Ils incarnent Pierre et Berthe, des jumeaux dont la relation est si fusionnelle qu'elle trouble profondément les rêves de Pierre, qui ne rêve pourtant que d'aller combattre les nazis. Émile Schneider et Juliette Gosselin entrent dans l'univers de Forcier par la grande porte, au sein d'une distribution haut de gamme. Un bonheur pour ces jeunes comédiens qui admirent son oeuvre.

Ils n'étaient pas nés quand la plupart des films de Forcier sont sortis, mais ils ont fait leurs devoirs. Non seulement Émile Schneider et Juliette Gosselin connaissent les films du cinéaste, ils sont aussi des fans. 

«C'est une drôle de circonstance, mais quand j'étais au cégep, il fallait faire un film de fin d'études sur un artiste québécois et j'avais choisi Forcier, raconte Juliette Gosselin. Il était même venu faire la narration!» 

«J'avais vu La comtesse de Bâton Rouge, et je m'étais dit, "c'est qui ce gars-là? je vais faire n'importe quoi pour savoir c'est qui", poursuit Émile Schneider. C'était deux ans avant de connaître son fils qui ne m'avait jamais dit que c'était son père. Je l'ai finalement rencontré, et ça m'a confirmé que c'était le genre de personnage qui n'était pas assez connu chez les jeunes.»
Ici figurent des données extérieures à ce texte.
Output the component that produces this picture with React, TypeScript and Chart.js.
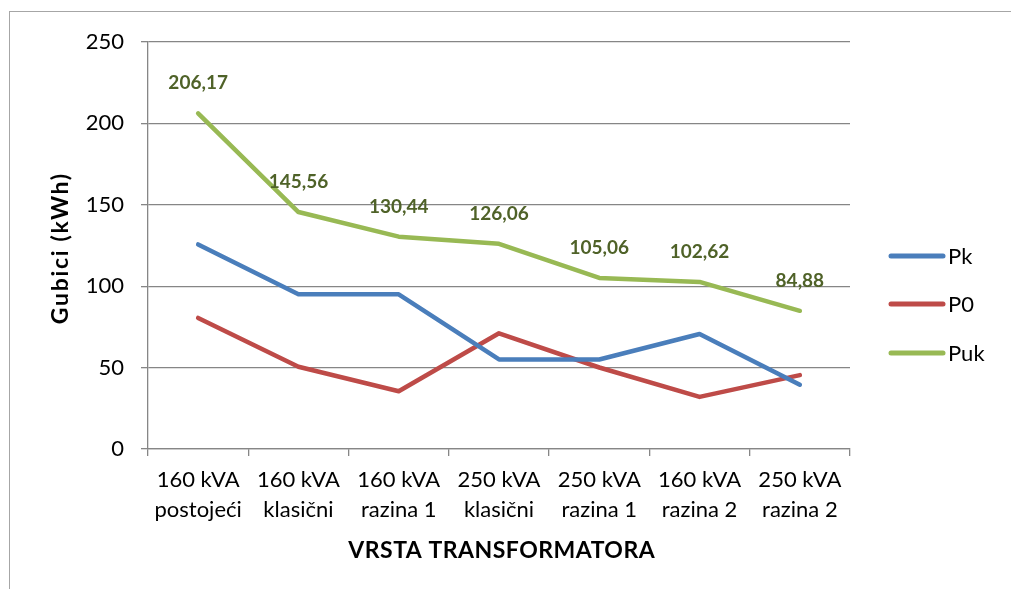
import React, { useEffect, useRef } from "react";
import { Chart, registerables } from "chart.js";

Chart.register(...registerables);

const categories: string[][] = [
  ["160 kVA", "postojeći"],
  ["160 kVA", "klasični"],
  ["160 kVA", "razina 1"],
  ["250 kVA", "klasični"],
  ["250 kVA", "razina 1"],
  ["160 kVA", "razina 2"],
  ["250 kVA", "razina 2"],
];
const pkValues = [125.67, 95.06, 95.0, 55.0, 55.0, 70.62, 39.5];
const p0Values = [80.5, 50.5, 35.44, 71.06, 50.06, 32.0, 45.38];
const pukValues = [206.17, 145.56, 130.44, 126.06, 105.06, 102.62, 84.88];
const pukLabels = ["206,17", "145,56", "130,44", "126,06", "105,06", "102,62", "84,88"];
const seriesNames = ["Pk", "P0", "Puk"];
const seriesColors = ["#4A7EBB", "#BE4B48", "#98B954"];
const yTitle = "Gubici (kWh)";
const xTitle = "VRSTA TRANSFORMATORA";

const FONT = "Lato, 'Open Sans', sans-serif";

function fitText(ctx: CanvasRenderingContext2D, text: string, x: number, y: number, width: number) {
  const anyCtx = ctx as any;
  anyCtx.letterSpacing = "0px";
  const w = ctx.measureText(text).width;
  const n = text.length;
  const sp = n > 1 ? (width - w) / n : 0;
  anyCtx.letterSpacing = `${Math.max(-1, Math.min(3, sp)).toFixed(2)}px`;
  const w2 = ctx.measureText(text).width;
  ctx.textAlign = "left";
  ctx.fillText(text, x - w2 / 2 + sp / 2, y);
  anyCtx.letterSpacing = "0px";
}

const decorPlugin = {
  id: "decor",
  beforeDraw(chart: any) {
    const ctx = chart.ctx;
    ctx.save();
    ctx.fillStyle = "#ffffff";
    ctx.fillRect(0, 0, chart.width, chart.height);
    ctx.strokeStyle = "#A6A6A6";
    ctx.lineWidth = 1;
    ctx.strokeRect(9.5, 11.5, 1200, 800);
    ctx.restore();
  },
  afterDraw(chart: any) {
    const ctx = chart.ctx;
    const area = chart.chartArea;
    ctx.save();
    // data labels for Puk
    const meta = chart.getDatasetMeta(2);
    ctx.font = `bold 19px ${FONT}`;
    ctx.fillStyle = "#4F6228";
    ctx.textAlign = "center";
    ctx.textBaseline = "middle";
    meta.data.forEach((pt: any, i: number) => {
      ctx.fillText(pukLabels[i], pt.x, pt.y - 30);
    });
    // legend
    const legendY = [256, 304, 353];
    seriesNames.forEach((name, i) => {
      ctx.strokeStyle = seriesColors[i];
      ctx.lineWidth = 5;
      ctx.lineCap = "round";
      ctx.beginPath();
      ctx.moveTo(891, legendY[i]);
      ctx.lineTo(943, legendY[i]);
      ctx.stroke();
      ctx.fillStyle = "#000000";
      ctx.font = `22px ${FONT}`;
      ctx.textAlign = "left";
      ctx.textBaseline = "middle";
      ctx.fillText(name, 948, legendY[i] + 1);
    });
    // axis titles
    ctx.fillStyle = "#000000";
    ctx.font = `bold 23px ${FONT}`;
    ctx.textBaseline = "middle";
    fitText(ctx, xTitle, 501.5, 551, 307);
    ctx.translate(61, 249);
    ctx.rotate(-Math.PI / 2);
    fitText(ctx, yTitle, 0, 0, 152);
    ctx.restore();
  },
};

export default function App() {
  const canvasRef = useRef<HTMLCanvasElement>(null);

  useEffect(() => {
    const canvas = canvasRef.current;
    if (!canvas) return;
    const chart = new Chart(canvas, {
      type: "line",
      data: {
        labels: categories,
        datasets: [pkValues, p0Values, pukValues].map((vals, i) => ({
          label: seriesNames[i],
          data: vals,
          borderColor: seriesColors[i],
          backgroundColor: seriesColors[i],
          borderWidth: 4.5,
          pointRadius: 0,
          tension: 0,
          borderJoinStyle: "round" as const,
          borderCapStyle: "round" as const,
        })),
      },
      options: {
        responsive: false,
        animation: false,
        layout: { padding: { left: 0, top: 42, right: 161, bottom: 0 } },
        plugins: {
          legend: { display: false },
          tooltip: { enabled: false },
          title: { display: false },
        },
        scales: {
          x: {
            offset: true,
            grid: {
              offset: true,
              drawOnChartArea: false,
              drawTicks: true,
              tickLength: 7,
              color: "#868686",
              lineWidth: 1.3,
            },
            border: { color: "#868686", width: 1.3 },
            ticks: {
              color: "#000000",
              font: { family: FONT, size: 22, lineHeight: 1.36 },
              padding: 9,
              maxRotation: 0,
              autoSkip: false,
            },
            afterFit(scale: any) {
              scale.height = 140;
            },
          },
          y: {
            min: 0,
            max: 250,
            grid: {
              color: "#868686",
              lineWidth: 1.3,
              tickLength: 7,
            },
            border: { color: "#868686", width: 1.3 },
            ticks: {
              stepSize: 50,
              color: "#000000",
              font: { family: FONT, size: 22 },
              padding: 17,
            },
            afterFit(scale: any) {
              scale.width = 148;
            },
          },
        },
      },
      plugins: [decorPlugin],
    });
    return () => chart.destroy();
  }, []);

  return (
    <div style={{ position: "fixed", left: 0, top: 0, width: 1011, height: 589, background: "#fff" }}>
      <canvas ref={canvasRef} width={1011} height={589} style={{ width: 1011, height: 589 }} />
    </div>
  );
}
Ils s'entendent tous les deux pour dire qu'André Forcier est, en quelque sorte, un trésor national. 

«Chez André, tout est plus grand que nature, c'est décalé, c'est poétique», pense Juliette Gosselin.

«Il brise beaucoup de conventions, il défigure le réalisme qui est très présent dans le cinéma, croit pour sa part Schneider. On a de la misère à sortir du réalisme, jusque dans l'interprétation. Dans le film, on est tout le temps juste un petit peu à côté de ce qu'on dirait normalement. Je pense que Forcier est l'une des figures de proue des décolonisateurs de notre imaginaire.»

Ils n'ont pas auditionné ensemble avant d'être choisis, mais ils sont allés manger une lasagne chez André Forcier et la chimie a été parfaitement naturelle. Jouer dans un film de Forcier, à leur jeune âge, c'est aussi entrer dans un club d'acteurs et d'actrices enthousiastes qui ont toujours été fidèles au réalisateur. «Aucune expérience ne va ressembler à ça, souligne Gosselin. C'est vraiment un trip d'acteur. Tu sais que tu ne vas pas jouer toi-même, il amène les gens dans d'autres directions. C'est un calvaire pour moi de me voir dans un film, mais pas dans celui-là, car Berthe est tellement loin de moi. J'avais du recul.»

«Il aime beaucoup les gens avec qui il travaille. Et tu as envie de travailler avec quelqu'un comme ça», ajoute Émile Schneider.

«Il est d'une douceur, d'une délicatesse, d'une attention, d'une générosité, et du moment où il te dit oui, tu vas être dans le navire avec lui, et même qu'il va te ramasser parfois. Il est un humain très humain, avec ses défauts et ses qualités, mais cette sincérité là, je l'ai rarement vue de façon aussi vibrante et vivante.»

Puisque tout est possible dans l'univers de Forcier, ils n'ont pas du tout été mal à l'aise en ce qui concerne le désir incestueux de Pierre et Berthe. «Je n'ai jamais vu ça comme quelque chose de pervers ou de malsain, j'ai juste été touchée par leur relation», confie Gosselin.

Émile Schneider, un amoureux de la poésie, déplore la disparition de la contre-culture au Québec, ainsi que des lieux mythiques comme la Médiathèque Gaëtan-Dostie, menacée d'expulsion. Jouer dans un film de Forcier n'est pour lui rien de moins qu'un cadeau. «C'est un objet en soi, c'est une fresque. Tu peux décomposer ce film dans tellement de dimensions, mais je pense qu'il faut suivre la poésie du texte. D'avoir encore des humains qui s'accrochent à ça dans leurs créations, c'est tellement rare. J'ai senti que de faire un film comme ça, en 2016, s'inscrit dans une démarche de création du cinéma au Québec et que, pour tous les jeunes qui veulent en faire, c'est un pont entre les générations. On va bientôt entrer dans une nouvelle ère du cinéma, avec des technologies qui se développent rapidement, et on a tourné comme on le faisait avant. On voyait sur le plateau les techniciens de la vieille garde et les jeunes qui apprenaient. C'était magique. Il faut protéger notre cinéma, nos lieux de culture, il faut en prendre soin, comme il faut prendre soin d'André Forcier.»